Puerto Rico’da Dünya’ya Açılan Pencere Cueva Ventana Mağarası

Puerto Rico’nun Arecibo bölgesindeki kireçtaşı tepelerinde, maceraperestleri ve hayalperestleri cezbeden gizli bir doğal güzellik var. “Pencere Mağarası” olarak bilinen Cueva Ventana, sadece doğal bir harika değil; aynı zamanda felsefi düşünceye ve içsel keşfe açılan bir portal. Bu yazıda size sadece mağaradan bahsetmek yerine Cueva Ventana’nın bana hissettirdikleri anlatacağım.

Cueva Ventana’nın loş girişine adım attığınızı hayal edin. Hava serin ve nemli, tek duyulan ses uzaktan gelen su damlamaları ve görünmeyen mağara sakinlerinin hafif hışırtıları. Yol engebeli ve kayalık arazi üzerinde dikkatli bir navigasyon gerektiriyor. Ancak her adımla birlikte tünelin sonundaki ışık daha da parlaklaşıyor.

Geniş mağaraya çıktığınızda, muhteşem manzara gözlerinizin önünde açılıyor.
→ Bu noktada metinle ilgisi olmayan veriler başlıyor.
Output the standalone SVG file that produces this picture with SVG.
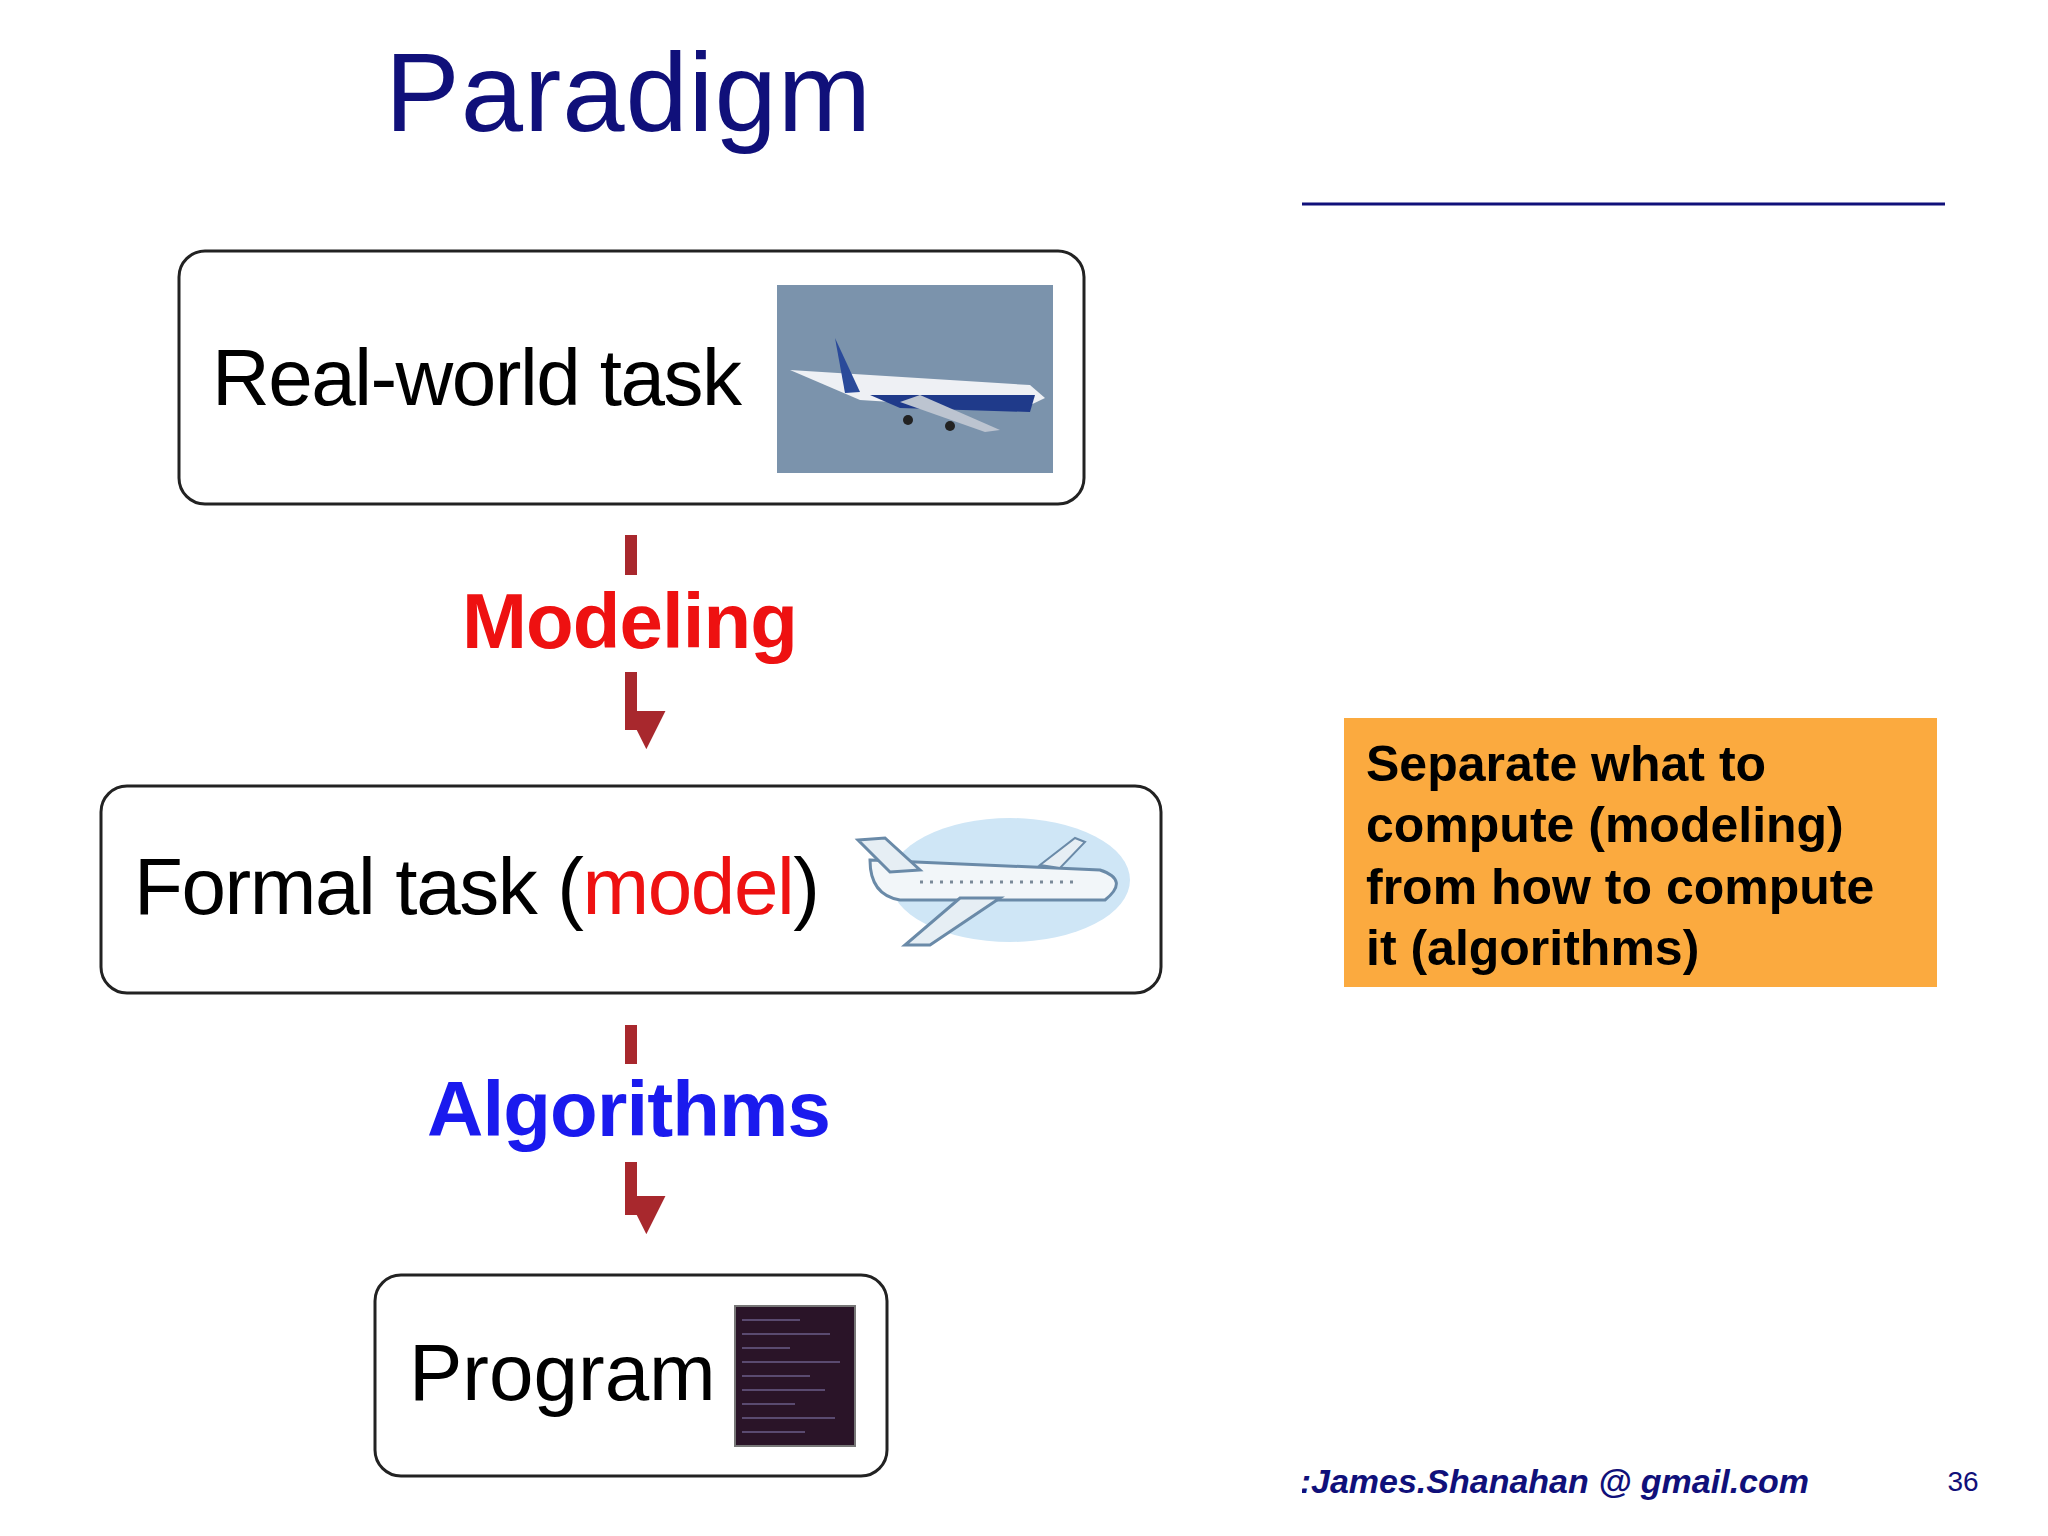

Mağara, Río Grande de Arecibo’nun verimli tarlaları ve yoğun ormanları arasından kıvrılarak geçtiği yemyeşil Arecibo vadisinin panoramik bir manzarasını çerçeveliyor. Gün batımının kızıl ışığıyla yıkanan manzara, neredeyse dünyadışı görünüyor, mağaranın karanlık sınırlarına keskin bir tezat oluşturuyor. Bu doğal pencere, karanlıktan ışığa doğru geçişi yani bir aydınlanma ve farkındalık anını düşündürdü bana. Ve Platon’un Mağarasını.

Cueva Ventana’daki bu yolculuk, çağlar boyunca yankılanan Platon’un Mağarası alegorisine paralel bir hikaye sunar. Platon’un alegorisinde, insanlar karanlık bir mağaraya zincirlenmiştir ve sadece arkalarındaki bir ateşin önünden geçen nesnelerin duvara yansıyan gölgelerini görebilirler. Bu insanlar için gölgeler, tüm gerçekliklerini oluşturur. Ancak bir insan serbest kaldığında ve mağaranın dışına çıktığında, başlangıçta güneş ışığı tarafından kör edilir, gözleri kamaşır. Ama pes etmeyip gözlerini açık tutunca ışığa alışmaya başlar. Yavaş yavaş, bir zamanlar sadece gölgelerini gördüğü nesnelerin gerçek formlarını görmeye başlar. Önceki gördüklerinin daha derin ve daha anlamlı bir gerçeğin yalnızca sönük bir yansıması olduğunu fark eder.

Cueva Ventana’nın penceresinde dururken, bu cehaletten bilgiye yolculuğu anlamamak elde değil. Platon’un hikayesindeki özgürleşen insan nasıl ışığa uyum sağlamakta zorlanıyorsa, mağaraya giden ziyaretçiler de büyüleyici manzarayı tam anlamıyla takdir edebilmek için karanlıkla başa çıkmak zorundadır. Mağaranın sınırlı alanından ötesindeki geniş manzaraya geçiş, cehaletten aydınlanmaya, sınırlı bir perspektiften dünyanın daha geniş bir anlayışına geçişi simgeler. Ama daha önemlisi cesareti simgeler. Işığı görünce gözlerini kapatıp gerçeği inkar etmek yerine gerçeği öğrenmek için ışığa inatla bakanları simgeler.

Cueva Ventana’nın hikayesi, keşif ve gözlemin dönüştürücü gücünün güçlü bir hatırlatıcısıdır. Bizi konfor alanımızın dışına çıkmaya, varsayımlarımızı sorgulamaya ve ışığını aramaya teşvik eder. Platon’un mağarasından kaçan insan nasıl geri dönüp diğer insanları aydınlatmak zorundaysa, Cueva Ventana’yı ziyaret edenler de yeni bir amaç ve netlik hissi duyabilirler, çevrelerindekilerin ufkunu genişletmek için içgörülerini paylaşmaya ilham bulabilirler.

Sonuç olarak, Cueva Ventana’ya yapılan yolculuk sadece fiziksel bir yolculuk değil; aynı zamanda bilgi ve aydınlanma arayışı olan metaforik bir hac yolculuğudur. İster deneyimli bir gezgin olun ister meraklı bir filozof, pencere mağarası, bir düşünme anı ve dünyanın en gerçek formunda bir vizyon sunar.

Yazımı bitirmeden önce size sormak istiyorum. En son ne zaman sakince oturup gün batımını izlediniz?